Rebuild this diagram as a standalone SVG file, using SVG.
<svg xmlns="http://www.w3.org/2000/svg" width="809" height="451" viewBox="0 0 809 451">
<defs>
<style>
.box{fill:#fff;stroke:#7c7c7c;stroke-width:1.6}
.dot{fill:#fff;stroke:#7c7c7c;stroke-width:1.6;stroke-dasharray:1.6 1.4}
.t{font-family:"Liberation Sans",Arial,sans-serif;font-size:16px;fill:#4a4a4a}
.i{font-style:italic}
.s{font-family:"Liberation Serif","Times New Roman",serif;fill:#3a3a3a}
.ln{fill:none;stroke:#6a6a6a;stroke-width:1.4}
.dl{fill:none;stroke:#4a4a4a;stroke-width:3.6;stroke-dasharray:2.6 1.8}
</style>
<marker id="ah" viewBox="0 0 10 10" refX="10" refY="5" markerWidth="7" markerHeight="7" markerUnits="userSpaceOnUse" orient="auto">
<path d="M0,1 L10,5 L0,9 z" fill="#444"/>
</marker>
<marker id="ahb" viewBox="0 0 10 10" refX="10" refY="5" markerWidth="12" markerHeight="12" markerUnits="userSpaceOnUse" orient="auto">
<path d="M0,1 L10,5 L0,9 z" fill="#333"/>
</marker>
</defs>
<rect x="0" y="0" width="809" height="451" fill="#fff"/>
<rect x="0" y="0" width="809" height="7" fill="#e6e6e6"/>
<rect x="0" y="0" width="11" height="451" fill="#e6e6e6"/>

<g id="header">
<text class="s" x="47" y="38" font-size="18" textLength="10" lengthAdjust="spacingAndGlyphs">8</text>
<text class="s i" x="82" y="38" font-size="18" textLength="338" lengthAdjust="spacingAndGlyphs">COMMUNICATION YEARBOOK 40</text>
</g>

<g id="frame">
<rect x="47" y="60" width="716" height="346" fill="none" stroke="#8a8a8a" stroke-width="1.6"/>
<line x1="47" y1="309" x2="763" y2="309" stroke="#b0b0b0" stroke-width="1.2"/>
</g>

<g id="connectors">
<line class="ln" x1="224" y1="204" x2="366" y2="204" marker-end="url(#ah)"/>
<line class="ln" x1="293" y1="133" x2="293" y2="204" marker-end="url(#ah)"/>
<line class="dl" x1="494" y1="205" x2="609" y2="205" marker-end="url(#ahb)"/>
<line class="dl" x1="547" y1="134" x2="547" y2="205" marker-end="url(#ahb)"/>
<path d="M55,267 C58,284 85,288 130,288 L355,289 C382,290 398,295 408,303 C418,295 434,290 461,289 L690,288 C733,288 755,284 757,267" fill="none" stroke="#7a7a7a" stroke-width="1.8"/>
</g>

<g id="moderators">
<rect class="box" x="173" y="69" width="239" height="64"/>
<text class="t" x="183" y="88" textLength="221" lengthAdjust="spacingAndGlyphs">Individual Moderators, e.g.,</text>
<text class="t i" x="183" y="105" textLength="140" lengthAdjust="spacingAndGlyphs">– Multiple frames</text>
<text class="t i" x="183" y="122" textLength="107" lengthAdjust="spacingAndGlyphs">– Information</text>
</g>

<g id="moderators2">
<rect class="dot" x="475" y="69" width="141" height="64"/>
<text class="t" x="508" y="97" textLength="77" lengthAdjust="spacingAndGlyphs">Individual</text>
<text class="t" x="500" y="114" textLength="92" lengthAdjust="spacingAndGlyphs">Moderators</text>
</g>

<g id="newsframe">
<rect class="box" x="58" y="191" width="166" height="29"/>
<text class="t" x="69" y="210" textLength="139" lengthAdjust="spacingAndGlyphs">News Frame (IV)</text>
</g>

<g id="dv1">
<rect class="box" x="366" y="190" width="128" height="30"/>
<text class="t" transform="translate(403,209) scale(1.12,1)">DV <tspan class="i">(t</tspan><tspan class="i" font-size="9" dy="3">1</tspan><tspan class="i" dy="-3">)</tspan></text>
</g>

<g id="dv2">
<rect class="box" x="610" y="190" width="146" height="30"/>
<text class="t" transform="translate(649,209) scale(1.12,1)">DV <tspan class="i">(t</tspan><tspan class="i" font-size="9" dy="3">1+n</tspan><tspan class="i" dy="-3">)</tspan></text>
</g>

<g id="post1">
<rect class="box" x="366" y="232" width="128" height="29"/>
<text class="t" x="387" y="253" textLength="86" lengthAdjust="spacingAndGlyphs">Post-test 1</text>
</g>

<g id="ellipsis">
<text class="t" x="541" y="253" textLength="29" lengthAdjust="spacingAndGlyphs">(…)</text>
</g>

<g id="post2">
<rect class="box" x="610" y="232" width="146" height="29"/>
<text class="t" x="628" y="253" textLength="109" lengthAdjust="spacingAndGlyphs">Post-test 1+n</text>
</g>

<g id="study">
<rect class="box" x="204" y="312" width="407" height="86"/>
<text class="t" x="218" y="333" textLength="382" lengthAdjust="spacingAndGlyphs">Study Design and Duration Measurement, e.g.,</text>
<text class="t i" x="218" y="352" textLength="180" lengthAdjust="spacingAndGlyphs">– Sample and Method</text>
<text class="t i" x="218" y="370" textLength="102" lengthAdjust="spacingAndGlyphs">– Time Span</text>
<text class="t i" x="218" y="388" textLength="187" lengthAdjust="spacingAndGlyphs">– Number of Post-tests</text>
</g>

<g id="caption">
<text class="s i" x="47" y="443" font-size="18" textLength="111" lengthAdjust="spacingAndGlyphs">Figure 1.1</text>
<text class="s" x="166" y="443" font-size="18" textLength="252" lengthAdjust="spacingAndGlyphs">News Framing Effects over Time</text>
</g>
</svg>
--
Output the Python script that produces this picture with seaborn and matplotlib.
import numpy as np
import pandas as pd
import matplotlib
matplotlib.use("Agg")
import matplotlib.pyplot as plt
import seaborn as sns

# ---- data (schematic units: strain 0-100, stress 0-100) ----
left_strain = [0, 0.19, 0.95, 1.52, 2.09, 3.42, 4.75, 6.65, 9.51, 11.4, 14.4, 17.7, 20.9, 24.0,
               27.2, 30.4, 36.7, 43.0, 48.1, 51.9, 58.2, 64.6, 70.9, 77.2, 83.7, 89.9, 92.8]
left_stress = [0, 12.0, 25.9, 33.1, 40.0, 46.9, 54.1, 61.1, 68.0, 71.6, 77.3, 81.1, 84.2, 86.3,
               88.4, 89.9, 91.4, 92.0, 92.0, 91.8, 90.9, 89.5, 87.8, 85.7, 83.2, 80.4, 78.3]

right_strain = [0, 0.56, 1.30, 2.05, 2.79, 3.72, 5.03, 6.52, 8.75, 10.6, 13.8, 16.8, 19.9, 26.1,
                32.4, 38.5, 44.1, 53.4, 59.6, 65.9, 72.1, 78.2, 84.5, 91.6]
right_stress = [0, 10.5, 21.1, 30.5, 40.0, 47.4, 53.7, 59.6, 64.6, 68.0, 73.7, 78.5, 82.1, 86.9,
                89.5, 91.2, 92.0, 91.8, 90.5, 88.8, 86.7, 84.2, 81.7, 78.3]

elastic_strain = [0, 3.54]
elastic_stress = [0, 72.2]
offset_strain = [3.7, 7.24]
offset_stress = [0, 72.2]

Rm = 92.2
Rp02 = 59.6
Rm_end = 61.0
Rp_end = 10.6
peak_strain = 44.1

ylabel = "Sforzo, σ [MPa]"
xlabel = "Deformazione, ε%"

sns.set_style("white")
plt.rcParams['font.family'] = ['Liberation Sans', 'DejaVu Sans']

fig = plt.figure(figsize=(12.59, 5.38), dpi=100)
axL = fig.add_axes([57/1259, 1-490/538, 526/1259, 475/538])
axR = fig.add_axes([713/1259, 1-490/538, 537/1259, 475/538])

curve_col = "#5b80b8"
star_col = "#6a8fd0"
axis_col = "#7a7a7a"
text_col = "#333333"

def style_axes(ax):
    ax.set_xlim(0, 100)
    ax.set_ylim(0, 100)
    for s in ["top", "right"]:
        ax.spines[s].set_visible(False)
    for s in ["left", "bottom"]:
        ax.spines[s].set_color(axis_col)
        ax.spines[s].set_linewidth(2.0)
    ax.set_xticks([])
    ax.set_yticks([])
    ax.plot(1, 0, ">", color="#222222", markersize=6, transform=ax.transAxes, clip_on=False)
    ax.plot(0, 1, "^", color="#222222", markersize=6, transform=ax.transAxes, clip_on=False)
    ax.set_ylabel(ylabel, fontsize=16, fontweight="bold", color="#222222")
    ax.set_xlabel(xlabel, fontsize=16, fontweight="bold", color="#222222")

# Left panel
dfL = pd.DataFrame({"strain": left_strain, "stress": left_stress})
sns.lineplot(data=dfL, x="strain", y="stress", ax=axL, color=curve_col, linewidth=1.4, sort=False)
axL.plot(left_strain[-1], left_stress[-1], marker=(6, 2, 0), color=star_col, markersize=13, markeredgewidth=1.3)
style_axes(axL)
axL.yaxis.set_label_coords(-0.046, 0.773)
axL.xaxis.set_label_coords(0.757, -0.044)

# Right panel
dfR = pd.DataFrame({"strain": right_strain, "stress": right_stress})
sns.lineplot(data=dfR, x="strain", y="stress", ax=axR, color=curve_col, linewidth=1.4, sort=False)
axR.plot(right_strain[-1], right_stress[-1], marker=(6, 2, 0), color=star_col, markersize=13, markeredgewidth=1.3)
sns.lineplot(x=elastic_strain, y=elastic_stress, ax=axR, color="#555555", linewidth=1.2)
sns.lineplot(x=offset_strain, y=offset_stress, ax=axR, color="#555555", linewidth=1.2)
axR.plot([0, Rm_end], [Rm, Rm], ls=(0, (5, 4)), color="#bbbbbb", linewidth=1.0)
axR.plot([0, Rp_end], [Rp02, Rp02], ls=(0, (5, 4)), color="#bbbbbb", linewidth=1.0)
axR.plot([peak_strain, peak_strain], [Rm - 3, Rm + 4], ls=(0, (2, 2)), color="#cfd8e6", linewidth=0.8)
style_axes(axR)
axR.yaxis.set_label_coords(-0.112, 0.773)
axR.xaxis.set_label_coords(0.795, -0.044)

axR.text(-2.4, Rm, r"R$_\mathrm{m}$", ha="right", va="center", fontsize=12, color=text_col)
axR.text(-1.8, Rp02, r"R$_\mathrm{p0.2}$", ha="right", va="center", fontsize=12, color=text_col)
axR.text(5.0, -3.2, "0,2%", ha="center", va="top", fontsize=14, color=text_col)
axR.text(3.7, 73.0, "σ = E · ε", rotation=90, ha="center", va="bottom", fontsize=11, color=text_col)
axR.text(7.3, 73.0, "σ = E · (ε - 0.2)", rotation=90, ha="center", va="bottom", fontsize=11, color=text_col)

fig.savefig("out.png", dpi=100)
---
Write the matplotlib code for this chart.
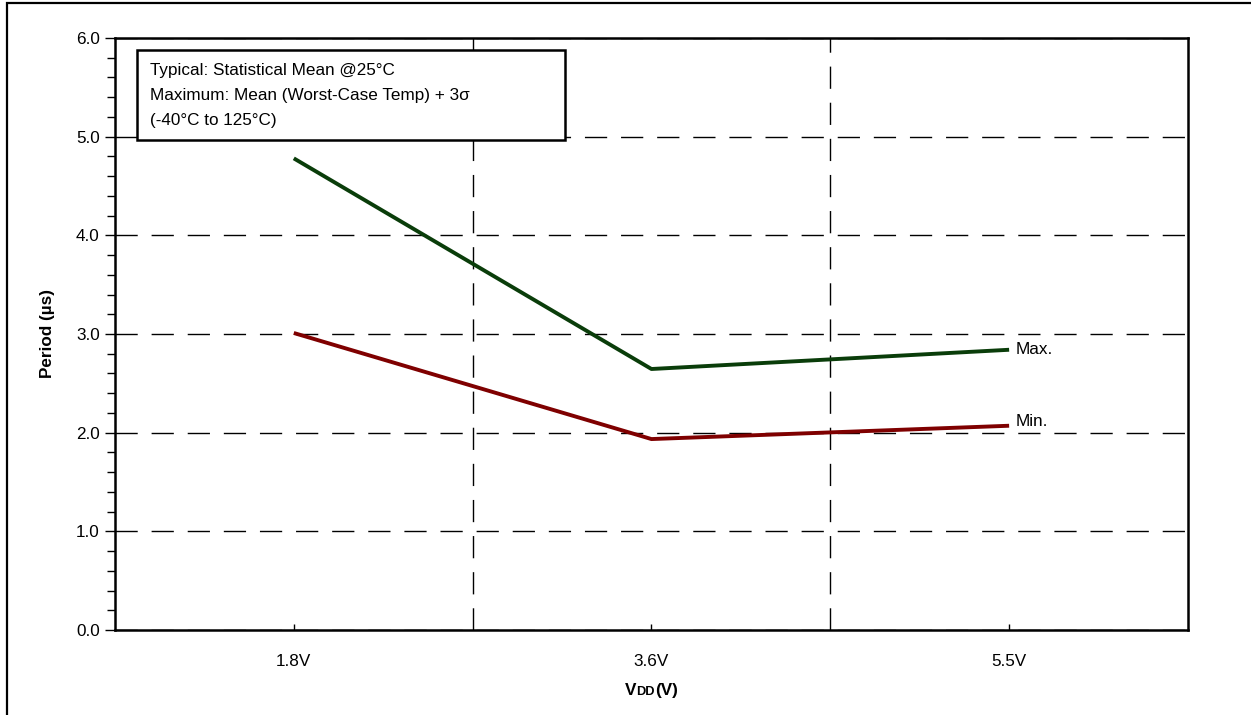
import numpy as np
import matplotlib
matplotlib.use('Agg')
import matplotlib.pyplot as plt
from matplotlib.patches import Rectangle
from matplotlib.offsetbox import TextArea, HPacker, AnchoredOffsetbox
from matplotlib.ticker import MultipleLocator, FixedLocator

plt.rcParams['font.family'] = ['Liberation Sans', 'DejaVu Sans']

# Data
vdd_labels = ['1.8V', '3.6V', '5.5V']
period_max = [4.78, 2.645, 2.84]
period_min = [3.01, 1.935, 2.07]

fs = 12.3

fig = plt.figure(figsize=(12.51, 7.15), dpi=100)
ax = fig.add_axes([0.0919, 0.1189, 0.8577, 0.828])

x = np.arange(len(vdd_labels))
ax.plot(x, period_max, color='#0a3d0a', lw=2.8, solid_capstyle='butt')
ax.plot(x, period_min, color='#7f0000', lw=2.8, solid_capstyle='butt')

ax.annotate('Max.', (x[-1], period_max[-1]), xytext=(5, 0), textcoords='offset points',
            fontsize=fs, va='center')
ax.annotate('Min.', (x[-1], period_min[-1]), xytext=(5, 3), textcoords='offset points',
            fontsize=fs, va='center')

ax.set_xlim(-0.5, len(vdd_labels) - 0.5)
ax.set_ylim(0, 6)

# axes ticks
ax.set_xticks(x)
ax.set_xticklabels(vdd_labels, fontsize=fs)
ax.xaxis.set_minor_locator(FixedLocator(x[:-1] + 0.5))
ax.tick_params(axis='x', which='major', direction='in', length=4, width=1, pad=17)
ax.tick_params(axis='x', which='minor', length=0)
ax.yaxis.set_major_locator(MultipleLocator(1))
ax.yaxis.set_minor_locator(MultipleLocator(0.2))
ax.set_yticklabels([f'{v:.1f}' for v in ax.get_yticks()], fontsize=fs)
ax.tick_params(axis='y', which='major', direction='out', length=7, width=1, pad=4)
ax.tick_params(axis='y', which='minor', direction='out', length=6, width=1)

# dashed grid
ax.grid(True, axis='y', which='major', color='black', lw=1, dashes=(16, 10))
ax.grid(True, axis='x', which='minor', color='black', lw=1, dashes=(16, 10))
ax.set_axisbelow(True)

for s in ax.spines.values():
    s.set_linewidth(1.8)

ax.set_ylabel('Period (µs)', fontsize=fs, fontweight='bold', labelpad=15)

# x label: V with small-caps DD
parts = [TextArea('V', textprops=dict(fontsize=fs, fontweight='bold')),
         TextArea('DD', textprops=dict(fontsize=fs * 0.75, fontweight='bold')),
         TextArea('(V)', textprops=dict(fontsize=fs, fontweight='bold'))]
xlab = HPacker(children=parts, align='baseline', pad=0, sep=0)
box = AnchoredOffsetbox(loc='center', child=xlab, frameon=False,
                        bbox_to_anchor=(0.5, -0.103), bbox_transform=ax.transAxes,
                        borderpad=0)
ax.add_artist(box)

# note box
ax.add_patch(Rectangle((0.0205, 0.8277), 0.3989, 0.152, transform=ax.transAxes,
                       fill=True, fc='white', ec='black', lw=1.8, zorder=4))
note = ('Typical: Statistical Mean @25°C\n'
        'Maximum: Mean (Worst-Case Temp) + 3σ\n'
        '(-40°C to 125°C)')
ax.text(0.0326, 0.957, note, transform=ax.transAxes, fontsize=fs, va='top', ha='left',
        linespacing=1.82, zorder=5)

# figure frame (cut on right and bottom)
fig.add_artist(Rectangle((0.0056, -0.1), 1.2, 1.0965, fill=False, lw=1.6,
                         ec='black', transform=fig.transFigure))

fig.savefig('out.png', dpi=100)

## TASK TO CARRY OUT
Pictures are not part of the copy. Write out only the lines from the one containing "Write the matplotlib code for this chart." through the one containing "ax.set_ylim(0, 6)", exactly as they stand, both included.

## TASK ANSWER
Write the matplotlib code for this chart.
import numpy as np
import matplotlib
matplotlib.use('Agg')
import matplotlib.pyplot as plt
from matplotlib.patches import Rectangle
from matplotlib.offsetbox import TextArea, HPacker, AnchoredOffsetbox
from matplotlib.ticker import MultipleLocator, FixedLocator

plt.rcParams['font.family'] = ['Liberation Sans', 'DejaVu Sans']

# Data
vdd_labels = ['1.8V', '3.6V', '5.5V']
period_max = [4.78, 2.645, 2.84]
period_min = [3.01, 1.935, 2.07]

fs = 12.3

fig = plt.figure(figsize=(12.51, 7.15), dpi=100)
ax = fig.add_axes([0.0919, 0.1189, 0.8577, 0.828])

x = np.arange(len(vdd_labels))
ax.plot(x, period_max, color='#0a3d0a', lw=2.8, solid_capstyle='butt')
ax.plot(x, period_min, color='#7f0000', lw=2.8, solid_capstyle='butt')

ax.annotate('Max.', (x[-1], period_max[-1]), xytext=(5, 0), textcoords='offset points',
            fontsize=fs, va='center')
ax.annotate('Min.', (x[-1], period_min[-1]), xytext=(5, 3), textcoords='offset points',
            fontsize=fs, va='center')

ax.set_xlim(-0.5, len(vdd_labels) - 0.5)
ax.set_ylim(0, 6)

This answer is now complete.